TSA Tests Paperless Boarding Passes
by: Laurie Johnson, December 4, 2007 12:12:00 am
Houston is the only place in the nation where travelers can do this and Continental is the only airline testing the program. If it's successful, the TSA could soon allow passengers across the country to board planes with nothing more than an electronic barcode. TSA Field Operations General Manager Mel Carraway says laptops, cell phones and PDAs can display a two-dimensional barcode on the screen that TSA officials will scan at the security checkpoint.
"What it does is there's a security feature in it where it cannot be duplicated. This is the first time we've done it anywhere in the world and it's accomplished through the partnership between TSA and Continental. A passenger now can have this convenience, but also a feeling of security that this paperless boarding pass cannot be duplicated or misrepresented anywhere."
TSA came up with the idea to create a completely paperless system. Two years ago, they began developing the concept with Continental Airlines.

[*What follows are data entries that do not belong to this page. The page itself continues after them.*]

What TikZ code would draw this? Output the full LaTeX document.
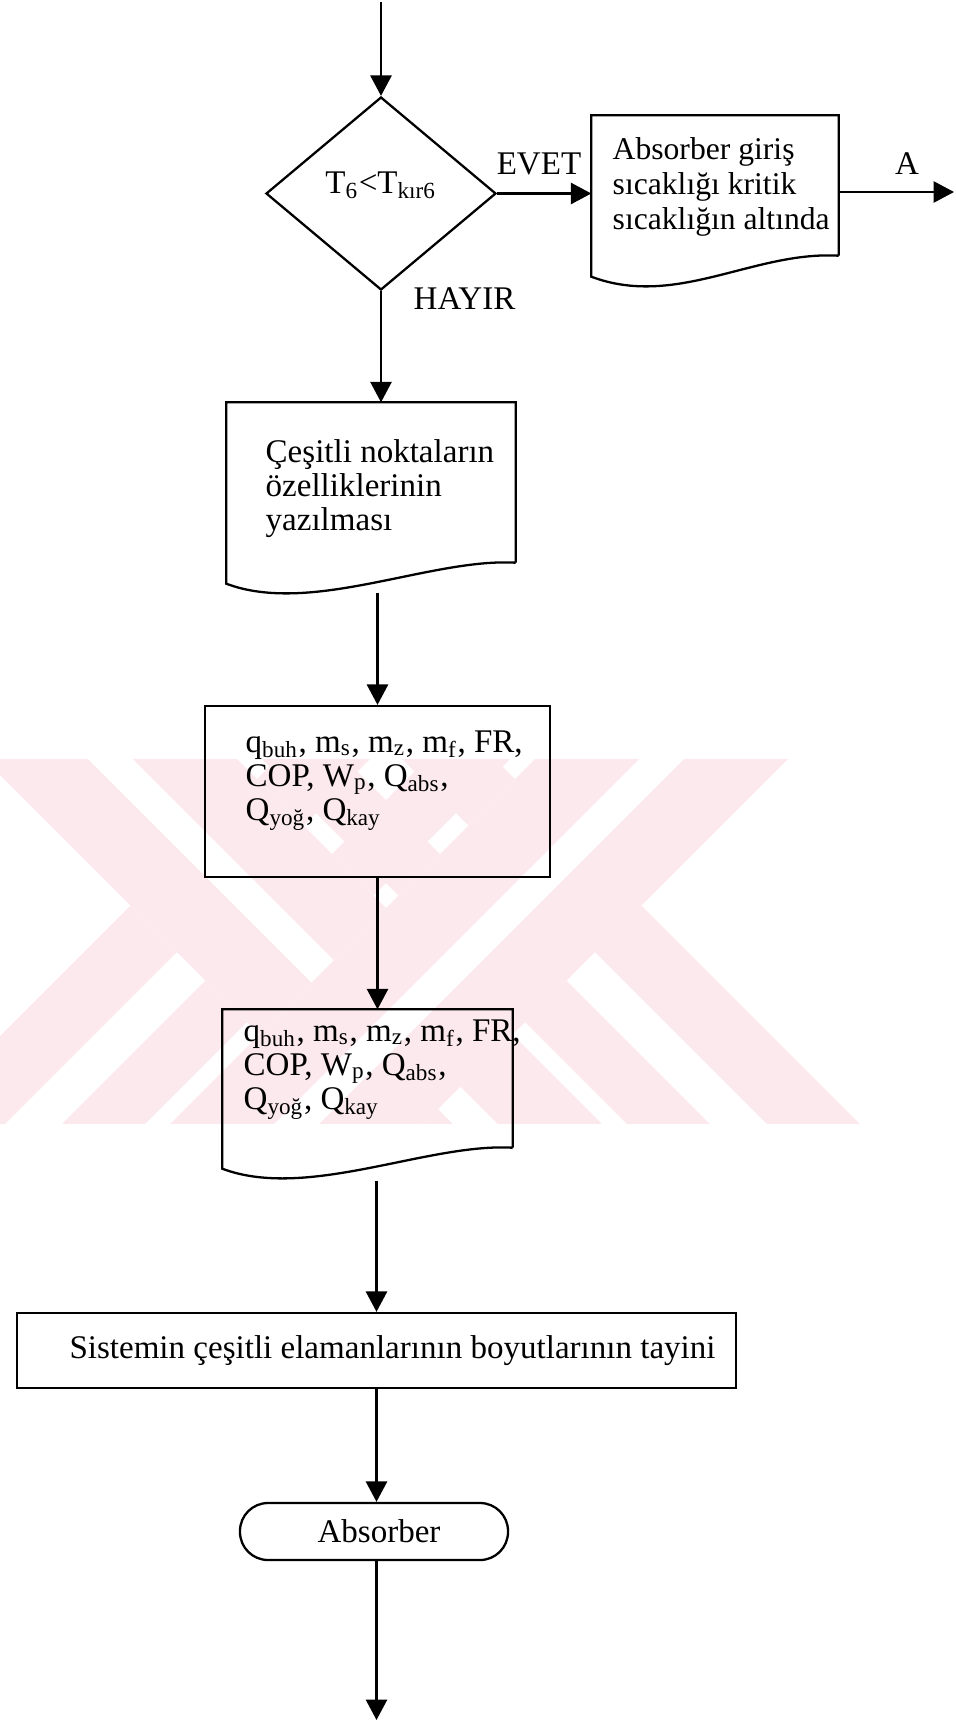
\documentclass[tikz,border=0pt]{standalone}
\usepackage{fontspec}
\setmainfont{Liberation Serif}
\usetikzlibrary{shapes.geometric,arrows.meta,calc}

\definecolor{wmpink}{RGB}{252,233,238}

\tikzset{
	arr/.style={line width=0.65pt, -{Triangle[length=5.8pt,width=6pt]}},
	frame/.style={line width=0.65pt},
	lbl/.style={inner sep=0pt},
	txt/.style={inner sep=0pt, align=left, anchor=north west},
}

% document symbol: top, sides and the wavy bottom edge
\newcommand{\docedge}[1]{%
	\draw[frame] (#1.south east) -- (#1.north east) -- (#1.north west)
		-- ($(#1.south west)+(0,-0.21)$) .. controls +(0.85,-0.32) and +(-0.85,0.05) .. (#1.south east);}

\newcommand{\paramlist}{q\textsubscript{buh}, m\textsubscript{s}, m\textsubscript{z}, m\textsubscript{f}, FR,\\
	COP, W\textsubscript{p}, Q\textsubscript{abs},\\
	Q\textsubscript{yoğ}, Q\textsubscript{kay}}

\begin{document}
\begin{tikzpicture}[font=\fontsize{9.4}{9.7}\selectfont]
	\useasboundingbox (0,0) rectangle (9.56,-17.35);

	% background mark: two crossed pairs of stripes
	\begin{scope}
		\clip (0,-7.59) rectangle (9.56,-11.23);
		% left pair
		\fill[wmpink] (4.86,-7.00) -- (5.69,-7.00) -- (0.89,-11.80) -- (0.06,-11.80) -- cycle;
		\fill[wmpink] (3.36,-7.00) -- (4.29,-7.00) -- (-0.51,-11.80) -- (-1.44,-11.80) -- cycle;
		\fill[white] (-0.75,-7.00) -- (1.78,-7.00) -- (6.58,-11.80) -- (4.05,-11.80) -- cycle;
		\fill[wmpink] (-0.75,-7.00) -- (0.29,-7.00) -- (5.09,-11.80) -- (4.05,-11.80) -- cycle;
		\fill[wmpink] (0.74,-7.00) -- (1.78,-7.00) -- (6.58,-11.80) -- (5.54,-11.80) -- cycle;
		% right pair
		\fill[wmpink] (2.03,-7.00) -- (2.86,-7.00) -- (7.66,-11.80) -- (6.83,-11.80) -- cycle;
		\fill[wmpink] (3.43,-7.00) -- (4.36,-7.00) -- (9.16,-11.80) -- (8.23,-11.80) -- cycle;
		\fill[white] (5.94,-7.00) -- (8.47,-7.00) -- (3.67,-11.80) -- (1.14,-11.80) -- cycle;
		\fill[wmpink] (5.94,-7.00) -- (6.98,-7.00) -- (2.18,-11.80) -- (1.14,-11.80) -- cycle;
		\fill[wmpink] (7.43,-7.00) -- (8.47,-7.00) -- (3.67,-11.80) -- (2.63,-11.80) -- cycle;
	\end{scope}

	% shapes
	\node[diamond, draw, frame, minimum width=2.30cm, minimum height=1.93cm, inner sep=0pt] (dec) at (3.81,-1.935) {};
	\node[minimum width=2.46cm, minimum height=1.39cm, inner sep=0pt] (box1) at (7.15,-1.855) {};
	\node[minimum width=2.88cm, minimum height=1.59cm, inner sep=0pt] (box2) at (3.71,-4.825) {};
	\node[draw, frame, minimum width=3.45cm, minimum height=1.71cm, inner sep=0pt] (box3) at (3.775,-7.915) {};
	\node[minimum width=2.89cm, minimum height=1.37cm, inner sep=0pt] (box4) at (3.675,-10.785) {};
	\node[draw, frame, minimum width=7.19cm, minimum height=0.75cm, inner sep=0pt] (box5) at (3.765,-13.505) {};
	\node[draw, frame, rounded corners=0.28cm, minimum width=2.68cm, minimum height=0.57cm, inner sep=0pt] (term) at (3.74,-15.315) {};
	\docedge{box1}
	\docedge{box2}
	\docedge{box4}

	% texts
	\node[lbl] (cond) at ($(dec.center)+(0,0.08)$) {T\textsubscript{6}<T\textsubscript{kır6}};
	\node[txt, font=\fontsize{9}{10}\selectfont] (t1) at (6.12,-1.37) {Absorber giriş\\sıcaklığı kritik\\sıcaklığın altında};
	\node[txt] (t2) at (2.65,-4.39) {Çeşitli noktaların\\özelliklerinin\\yazılması};
	\node[txt] (t3) at (2.45,-7.30) {\paramlist};
	\node[txt] (t4) at (2.43,-10.19) {\paramlist};
	\node[lbl] (t5) at ($(box5.center)+(0.16,0)$) {Sistemin çeşitli elamanlarının boyutlarının tayini};
	\node[lbl] (t6) at ($(term.center)+(0.05,0)$) {Absorber};
	\node[lbl, anchor=south] (evet) at (5.39,-1.76) {EVET};
	\node[lbl, anchor=south] (alabel) at (9.07,-1.75) {A};
	\node[lbl, anchor=south west] (hayir) at (4.13,-3.10) {HAYIR};

	% connectors
	\coordinate (in) at (3.81,-0.02);
	\coordinate (aout) at (9.54,-1.92);
	\coordinate (out) at (3.765,-17.20);
	\draw[arr] (in) -- (dec.north);
	\draw[arr] (dec.east) -- (dec.east -| box1.west);
	\draw[arr] (aout -| box1.east) -- (aout);
	\draw[arr] (dec.south) -- (dec.south |- box2.north);
	\draw[arr] ($(box3.north |- box2.south)+(0,-0.30)$) -- (box3.north);
	\draw[arr] (box3.south) -- (box3.south |- box4.north);
	\draw[arr] ($(box5.north |- box4.south)+(0,-0.33)$) -- (box5.north);
	\draw[arr] (box5.south) -- (box5.south |- term.north);
	\draw[arr] (box5.south |- term.south) -- (out);
\end{tikzpicture}
\end{document}
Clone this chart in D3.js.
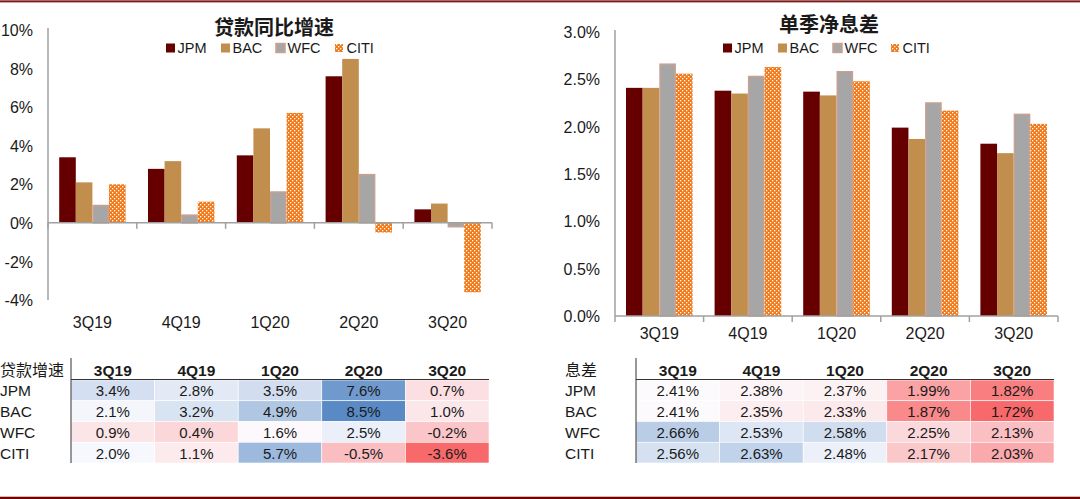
<!DOCTYPE html>
<html><head><meta charset="utf-8">
<script src="https://cdn.jsdelivr.net/npm/d3@7/dist/d3.min.js"></script>
<style>
html,body{margin:0;padding:0;background:#fff;}
svg{display:block;}
text{font-family:"Liberation Sans",Arial,sans-serif;fill:#1a1a1a;}
.cjk{font-family:"Noto Sans CJK SC",sans-serif;}
</style></head>
<body>
<svg id="chart" width="1080" height="499"></svg>
<script>
// ---------- data ----------
const categories = ["3Q19","4Q19","1Q20","2Q20","3Q20"];
const banks = ["JPM","BAC","WFC","CITI"];
const loanJPM  = [3.4, 2.8, 3.5, 7.6, 0.7];
const loanBAC  = [2.1, 3.2, 4.9, 8.5, 1.0];
const loanWFC  = [0.9, 0.4, 1.6, 2.5, -0.2];
const loanCITI = [2.0, 1.1, 5.7, -0.5, -3.6];
const nimJPM  = [2.41, 2.38, 2.37, 1.99, 1.82];
const nimBAC  = [2.41, 2.35, 2.33, 1.87, 1.72];
const nimWFC  = [2.66, 2.53, 2.58, 2.25, 2.13];
const nimCITI = [2.56, 2.63, 2.48, 2.17, 2.03];
const loanTicks = [-4, -2, 0, 2, 4, 6, 8, 10];
const nimTicks = [0, 0.5, 1.0, 1.5, 2.0, 2.5, 3.0];
const loanTitle = "贷款同比增速";
const nimTitle = "单季净息差";
const loanTableLabel = "贷款增速";
const nimTableLabel = "息差";

const loanSeries = [loanJPM, loanBAC, loanWFC, loanCITI];
const nimSeries = [nimJPM, nimBAC, nimWFC, nimCITI];

const hy = s => s.replace("\u2212","-");
const svg = d3.select("#chart");

// ---------- defs / pattern ----------
const defs = svg.append("defs");
const pat = defs.append("pattern").attr("id","citiPat").attr("patternUnits","userSpaceOnUse")
  .attr("width",4).attr("height",4);
pat.append("rect").attr("width",4).attr("height",4).attr("fill","#f07a1a");
pat.append("rect").attr("x",0).attr("y",0).attr("width",1.3).attr("height",1.3).attr("fill","#fff");
pat.append("rect").attr("x",2).attr("y",2).attr("width",1.3).attr("height",1.3).attr("fill","#fff");

const style = {
  JPM: {fill:"#660000", stroke:"none"},
  BAC: {fill:"#c18e4d", stroke:"none"},
  WFC: {fill:"#a6a6a6", stroke:"#c9a091"},
  CITI:{fill:"url(#citiPat)", stroke:"none"}
};

// borders
svg.append("rect").attr("x",0).attr("y",0).attr("width",1080).attr("height",3).attr("fill","#d8b9b9");
svg.append("rect").attr("x",0).attr("y",0.5).attr("width",1080).attr("height",1.6).attr("fill","#7a1a1a");
svg.append("rect").attr("x",0).attr("y",496).attr("width",1080).attr("height",3).attr("fill","#d8b9b9");
svg.append("rect").attr("x",0).attr("y",497).attr("width",1080).attr("height",2).attr("fill","#7a0000");

function drawBarChart(cfg){
  const g = svg.append("g");
  const x = d3.scaleBand().domain(categories).range([cfg.x0, cfg.x1]).padding(0);
  const inner = d3.scaleBand().domain(banks).range([cfg.innerPad, x.bandwidth()-cfg.innerPad]).padding(0);
  const y = d3.scaleLinear().domain(cfg.domain).range([cfg.yBottom, cfg.yTop]);

  // title
  g.append("text").attr("class","cjk").attr("x",cfg.titleX).attr("y",cfg.titleY)
    .attr("text-anchor","middle").attr("dominant-baseline","central")
    .style("font-size","20px").style("font-weight","bold").text(cfg.title);

  // y axis
  const yAxis = d3.axisLeft(y).tickValues(cfg.ticks).tickSize(0).tickPadding(0)
    .tickFormat(cfg.fmt);
  const ya = g.append("g").attr("transform",`translate(${cfg.x0},0)`).call(yAxis);
  ya.select(".domain").remove();
  ya.selectAll("text").attr("x", cfg.labelRight - cfg.x0).attr("dy","0.35em")
    .style("font-size","16px").style("font-family","'Liberation Sans',Arial,sans-serif").attr("fill","#1a1a1a");
  g.append("line").attr("x1",cfg.x0).attr("x2",cfg.x0).attr("y1",cfg.yTop-2).attr("y2",cfg.yBottom)
    .attr("stroke","#a0a0a0").attr("stroke-width",1.5);

  // bars
  banks.forEach((b,i)=>{
    const vals = cfg.series[i];
    const hasStroke = style[b].stroke!=="none";
    g.append("g").selectAll("rect").data(categories).join("rect")
      .attr("x", (c)=> x(c) + inner(b) + (hasStroke?0.75:0))
      .attr("width", inner.bandwidth() - (hasStroke?1.5:0))
      .attr("y", (c,j)=> Math.min(y(vals[j]), y(0)))
      .attr("height", (c,j)=> Math.abs(y(vals[j]) - y(0)))
      .attr("fill", style[b].fill)
      .attr("stroke", style[b].stroke)
      .attr("stroke-width", hasStroke?1.5:0);
  });

  // x axis
  const y0 = y(0);
  g.append("line").attr("x1",cfg.x0).attr("x2",cfg.x1).attr("y1",y0).attr("y2",y0)
    .attr("stroke","#a0a0a0").attr("stroke-width",1.5);
  const bounds = categories.map(c=>x(c)).concat([cfg.x1]);
  g.append("g").selectAll("line").data(bounds).join("line")
    .attr("x1",d=>d).attr("x2",d=>d).attr("y1",y0).attr("y2",y0+6)
    .attr("stroke","#a0a0a0").attr("stroke-width",1.5);
  g.append("g").selectAll("text").data(categories).join("text")
    .attr("x",c=>x(c)+x.bandwidth()/2).attr("y",cfg.catY)
    .attr("text-anchor","middle").attr("dominant-baseline","central")
    .style("font-size","16px").text(c=>c);

  // legend
  const lg = g.append("g");
  banks.forEach((b,i)=>{
    const lx = cfg.legendX[i];
    const sz = b==="CITI"?8:9;
    lg.append("rect").attr("x",lx).attr("y",cfg.legendY-sz/2).attr("width",sz).attr("height",sz)
      .attr("fill",style[b].fill).attr("stroke",style[b].stroke).attr("stroke-width",style[b].stroke!=="none"?1.5:0);
    lg.append("text").attr("x",lx+11.5).attr("y",cfg.legendY).attr("dominant-baseline","central")
      .style("font-size","14.5px").text(b);
  });
}

drawBarChart({
  x0:48, x1:492, yTop:30, yBottom:300, domain:[-4,10], ticks:loanTicks,
  fmt:d=>d+"%", labelRight:33, innerPad:11.2, series:loanSeries,
  title:loanTitle, titleX:274, titleY:26, catY:322,
  legendX:[166,221,276,335], legendY:48
});
drawBarChart({
  x0:615, x1:1058, yTop:32, yBottom:316, domain:[0,3], ticks:nimTicks,
  fmt:d=>d3.format(".1f")(d)+"%", labelRight:600, innerPad:11, series:nimSeries,
  title:nimTitle, titleX:829, titleY:23, catY:333,
  legendX:[723,778,833,891], legendY:48
});

// ---------- heat tables ----------
function drawTable(cfg){
  const g = svg.append("g");
  const cx = d3.scaleBand().domain(categories).range([cfg.x0, cfg.x1]);
  const ry = d3.scaleBand().domain(banks).range([380, 463]);
  const color = d3.scaleLinear().domain(cfg.colorDomain)
    .range(["#f8696b","#fcfcff","#5a8ac6"]).clamp(true);

  banks.forEach((b,i)=>{
    const vals = cfg.series[i];
    g.append("g").selectAll("rect").data(categories).join("rect")
      .attr("x",c=>cx(c)).attr("y",ry(b)).attr("width",cx.bandwidth()).attr("height",ry.bandwidth())
      .attr("fill",(c,j)=>color(vals[j])).attr("stroke","#fff").attr("stroke-width",0.6);
    g.append("g").selectAll("text").data(categories).join("text")
      .attr("x",c=>cx(c)+cx.bandwidth()/2).attr("y",ry(b)+ry.bandwidth()/2+0.5)
      .attr("text-anchor","middle").attr("dominant-baseline","central")
      .style("font-size","15px").text((c,j)=>hy(cfg.fmt(vals[j])));
    g.append("text").attr("x",cfg.labelX).attr("y",ry(b)+ry.bandwidth()/2+0.5)
      .attr("dominant-baseline","central").style("font-size","15.5px").text(b);
  });
  // header
  g.append("g").selectAll("text").data(categories).join("text")
    .attr("x",c=>cx(c)+cx.bandwidth()/2).attr("y",370)
    .attr("text-anchor","middle").attr("dominant-baseline","central")
    .style("font-size","15.5px").style("font-weight","bold").text(c=>c);
  g.append("text").attr("class","cjk").attr("x",cfg.labelX).attr("y",369)
    .attr("dominant-baseline","central").style("font-size","16px").text(cfg.label);
  g.append("line").attr("x1",cfg.x0).attr("x2",cfg.x1).attr("y1",379.5).attr("y2",379.5)
    .attr("stroke","#333").attr("stroke-width",1);
  g.append("line").attr("x1",cfg.x0).attr("x2",cfg.x0).attr("y1",358).attr("y2",463)
    .attr("stroke","#333").attr("stroke-width",1);
}

drawTable({x0:71, x1:489, series:loanSeries, colorDomain:[-3.6,1.75,8.5],
  fmt:d=>d3.format(".1f")(d)+"%", labelX:0, label:loanTableLabel});
drawTable({x0:636, x1:1054, series:nimSeries, colorDomain:[1.72,2.42,3.0],
  fmt:d=>d3.format(".2f")(d)+"%", labelX:565, label:nimTableLabel});
</script>
</body></html>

Continental's Senior Vice President of Marketing Programs Mark Bergsrud says they found out people like to check in at home best.
"More people check in today at home or in the office or on a laptop than check in on a kiosk at the airport. So it's a logical extension really of that program. And the logic is you don't always have your computer with you, you don't always have a printer, but you may have your phone or your PDA. So it just offers more flexibility and more choice to customers."
Craig Galway is a regular traveler who flies several times a year for business. He says he's not sure if he would actually take advantage of the electronic boarding pass, but thinks it's a good idea.
"Anything to speed things up I think will make life a lot easier."
To use the paperless system, passengers must have an electronic device that can connect to the internet. The barcode meets the standards set by the International Air Transport Association, so the system will be compatible with airports around the world once the technology spreads. Laurie Johnson, Houston Public Radio News.